In “People Are So Unpredictable,” Donahue lets us know that “unshielded by booze, people are so unpredictable,” and the song itself, the most progressive on the album, is anything but predictable. It starts fairly conventional, then ventures into corridors of screams like you’re being taken down an 18th Century insane asylum, but no sound, vocal, or echoing unnerving breath, is wasted. “October Sunshine” is impressive, works as a means of giving the work some balance in the middle, but it has too much of a movie score vibe and not enough listenability to stand on its own. However, Mercury Rev don’t seem to have hit singles in mind with every track they lay down, and that’s quite all right in this day and age; A band making bodies of work that are meant to be listened to in their entirety, not ones that people can break down for their parts with illegal downloads like a stolen Honda Civic.
“Runaway Raindrop” continues to impress with a moving piece of music and some of the most interesting instrumentation on the record, including what almost sounds like a harpsichord, but it lacks the type of palatable vocal melody that the band is capable of. “Dream of a Young Girl as a Flower” is the longest one, and it gives the band a chance to show that they can jam out with some intense, bombastic drumming, and what sounds like old school video game noises, then back into primarily just a regular, old piano and Donahue singing about a girl dreaming of being a flower in a field. In the writer’s dream, she is that flower, and with music this compelling, for a moment you may think, who’s to say she isn’t?
“Faraway from Cars” is perhaps one of the only overtly socially conscious songs with no mention of any animals or anything other worldly that you will find in the Mercury Rev catalog. There is some rhythmic hand clapping, and then Donahue says “there’s a little part of you far away from cars.” He goes onto to say that there’s a little part far away from cash, war, tears, past, shore, fear, and most importantly, far away from here. He doesn’t make the mistake of telling us where exactly this part of us is, and what we gain from keeping that little part of us removed from all these elements; he simply leaves it up to the listeners decide how they can escape to that place and what that place can do for them. “A Squirrel and I (Holding On . . . And Then Letting Go)” is a bit of a let down musically and in terms of closing the record out with a bang, but it does have all important parting words which any epic record should have, this record’s being, “It’s all about holding on and then letting go.”
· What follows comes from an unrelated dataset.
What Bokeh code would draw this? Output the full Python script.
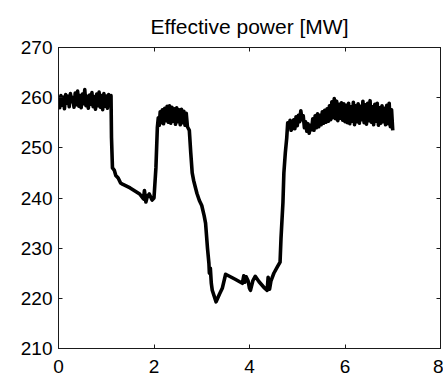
from bokeh.plotting import figure
from bokeh.models import LinearAxis, FixedTicker, Range1d
from bokeh.embed import file_html
from bokeh.resources import INLINE

# ---- data ----
time_seg1 = [0.000, 0.025, 0.050, 0.075, 0.100, 0.125, 0.150, 0.175, 0.200, 0.225,
             0.250, 0.275, 0.300, 0.325, 0.350, 0.375, 0.400, 0.425, 0.450, 0.475,
             0.500, 0.525, 0.550, 0.575, 0.600, 0.625, 0.650, 0.675, 0.700, 0.725,
             0.750, 0.775, 0.800, 0.825, 0.850, 0.875, 0.900, 0.925, 0.950, 0.975,
             1.000, 1.025, 1.050, 1.075, 1.100]
power_seg1 = [259.6, 258.0, 260.4, 258.5, 260.1, 257.8, 260.6, 258.9, 260.3, 258.2,
              260.8, 259.2, 260.0, 258.1, 260.9, 258.6, 261.3, 258.3, 260.4, 258.0,
              260.7, 258.8, 261.6, 258.4, 260.3, 257.9, 260.5, 258.7, 261.0, 258.2,
              260.2, 257.7, 260.7, 258.4, 261.1, 258.1, 260.4, 257.6, 260.8, 258.3,
              260.3, 257.9, 260.6, 258.5, 260.4]

time_drop1 = [1.11, 1.13, 1.17, 1.20, 1.25, 1.30, 1.35, 1.50, 1.70, 1.78, 1.80, 1.83,
              1.86, 1.90, 1.96, 2.00, 2.04, 2.07, 2.09, 2.11, 2.13]
power_drop1 = [252.0, 246.0, 245.5, 244.5, 244.0, 243.0, 242.7, 242.0, 240.8, 239.8,
               241.5, 239.2, 240.3, 240.8, 239.6, 240.0, 246.0, 254.0, 256.0, 254.5, 257.2]

time_seg2 = [2.150, 2.175, 2.200, 2.225, 2.250, 2.275, 2.300, 2.325, 2.350, 2.375,
             2.400, 2.425, 2.450, 2.475, 2.500, 2.525, 2.550, 2.575, 2.600, 2.625,
             2.650, 2.675, 2.700]
power_seg2 = [255.0, 257.6, 254.8, 257.9, 255.4, 258.3, 255.1, 258.4, 254.9, 258.1,
              255.3, 257.8, 254.7, 258.0, 255.2, 257.6, 254.6, 257.7, 255.0, 257.3,
              254.5, 256.9, 254.2]

time_drop2 = [2.74, 2.77, 2.80, 2.83, 2.87, 2.90, 2.95, 3.00, 3.05, 3.08,
              3.12, 3.15, 3.16, 3.18, 3.20, 3.22, 3.30, 3.37, 3.43, 3.50,
              3.70, 3.85, 3.88, 3.90, 3.93, 3.97, 4.00, 4.02, 4.07, 4.12,
              4.20, 4.30, 4.37, 4.39, 4.42, 4.45, 4.51, 4.58, 4.64, 4.66,
              4.70, 4.72, 4.75, 4.78, 4.80, 4.83, 4.85, 4.87]
power_drop2 = [253.5, 249.0, 245.0, 243.5, 242.0, 240.9, 239.5, 238.5, 236.5, 235.0,
               230.0, 227.0, 225.0, 226.0, 223.0, 221.6, 219.3, 220.8, 222.0, 224.8,
               223.8, 223.0, 224.5, 223.2, 224.3, 223.5, 222.0, 221.6, 223.5, 224.4,
               223.3, 222.2, 221.6, 224.2, 221.8, 223.5, 225.0, 226.2, 227.2, 232.0,
               239.0, 245.0, 249.0, 252.0, 255.0, 254.2, 255.5, 253.5]

time_seg3 = [4.900, 4.925, 4.950, 4.975, 5.000, 5.025, 5.050, 5.075, 5.100, 5.125,
             5.150, 5.175, 5.200, 5.225, 5.250, 5.275, 5.300, 5.325, 5.350, 5.375,
             5.400, 5.425, 5.450, 5.475, 5.500, 5.525, 5.550, 5.575, 5.600, 5.625,
             5.650, 5.675, 5.700, 5.725, 5.750, 5.775, 5.800, 5.825, 5.850, 5.875,
             5.900, 5.925, 5.950, 5.975, 6.000, 6.025, 6.050, 6.075, 6.100, 6.125,
             6.150, 6.175, 6.200, 6.225, 6.250, 6.275, 6.300, 6.325, 6.350, 6.375,
             6.400, 6.425, 6.450, 6.475, 6.500, 6.525, 6.550, 6.575, 6.600, 6.625,
             6.650, 6.675, 6.700, 6.725, 6.750, 6.775, 6.800, 6.825, 6.850, 6.875,
             6.900, 6.925, 6.950, 6.975, 7.000]
power_seg3 = [254.0, 255.6, 253.8, 256.2, 254.4,
              256.5, 255.2, 257.4, 255.6,
              256.4, 254.0, 255.2, 253.3, 254.8, 252.9, 254.5, 253.6,
              255.8, 253.5, 256.4, 254.0, 256.8, 254.2, 256.5, 254.6, 257.2, 254.9, 257.5, 255.1,
              257.8, 255.3, 258.4, 255.6, 259.2, 256.0, 259.8, 255.8, 259.3, 255.4, 258.7, 255.9,
              259.0, 255.5, 258.8, 255.2,
              258.5, 255.0, 258.9, 254.8, 258.2, 255.3, 259.1, 254.6, 258.4, 255.2,
              258.8, 254.9, 258.3, 255.6, 259.3, 255.0, 258.6, 254.7, 258.9, 255.4,
              259.4, 255.1, 258.2, 254.6, 258.7, 255.3, 258.9, 254.5, 258.0, 254.9,
              258.4, 255.2, 257.9, 254.6, 258.5, 254.8, 258.9, 254.2, 257.6, 253.5]

x_ticks = [0, 2, 4, 6, 8]
y_ticks = [210, 220, 230, 240, 250, 260, 270]
title_text = "Effective power [MW]"

time_h = time_seg1 + time_drop1 + time_seg2 + time_drop2 + time_seg3
power_mw = power_seg1 + power_drop1 + power_seg2 + power_drop2 + power_seg3
assert len(time_h) == len(power_mw)

FONT = "Liberation Sans"

p = figure(width=443, height=376, output_backend="svg", toolbar_location=None,
           x_range=Range1d(0, 8), y_range=Range1d(210, 270),
           x_axis_location=None, y_axis_location=None,
           min_border_left=58, min_border_right=3, min_border_top=47,
           min_border_bottom=28)
p.frame_width = 382
p.frame_height = 301
p.background_fill_color = "white"
p.border_fill_color = "white"
p.grid.visible = False
p.outline_line_color = "#1a1a1a"
p.outline_line_width = 1

p.title.text = title_text
p.title.align = "center"
p.title.vertical_align = "top"
p.title.text_font = FONT
p.title.text_font_size = "21px"
p.title.text_font_style = "normal"
p.title.text_color = "black"
p.title.text_line_height = 1.0
p.title.standoff = 16


def make_axis(ticks, labels=True):
    ax = LinearAxis(ticker=FixedTicker(ticks=ticks))
    ax.major_tick_in = 4
    ax.major_tick_out = 0
    ax.minor_tick_line_color = None
    ax.axis_line_color = "#1a1a1a"
    ax.major_tick_line_color = "#1a1a1a"
    ax.major_label_text_font = FONT
    ax.major_label_text_color = "black"
    if labels:
        ax.major_label_text_font_size = "19px"
        ax.major_label_standoff = 6
    else:
        ax.major_label_overrides = {t: "" for t in ticks}
        ax.major_label_text_font_size = "1px"
        ax.major_label_standoff = 0
    return ax


xb = make_axis(x_ticks)
xb.major_label_standoff = 11
p.add_layout(xb, "below")
p.add_layout(make_axis(y_ticks), "left")
p.add_layout(make_axis(x_ticks, labels=False), "above")
p.add_layout(make_axis(y_ticks, labels=False), "right")

p.line(time_h, power_mw, line_color="black", line_width=3.6, line_join="round")

open("out.html", "w").write(file_html(p, INLINE))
Without a doubt, “Snowflake Midnight” does hold onto you and lets you go, but it lets you go feeling a little cozier than when it first got hold of you. It takes you down numerous bazaar twists and turns, but unlike some experimental records that are weird just for the sake of being weird, every avenue they explore has dazzling melodies that keep you hooked in for the entirety of the journey through snowflakes, squirrels, flowers, raindrops, and wolves, among other fun things. Sadly, there is no mention of a black bunny, but because Mercury Rev has returned to form with “Snowflake Midnight,” we should just be happy they’re back, and be content to leave the answer to that mystery as something known only to the Rev and the bunny.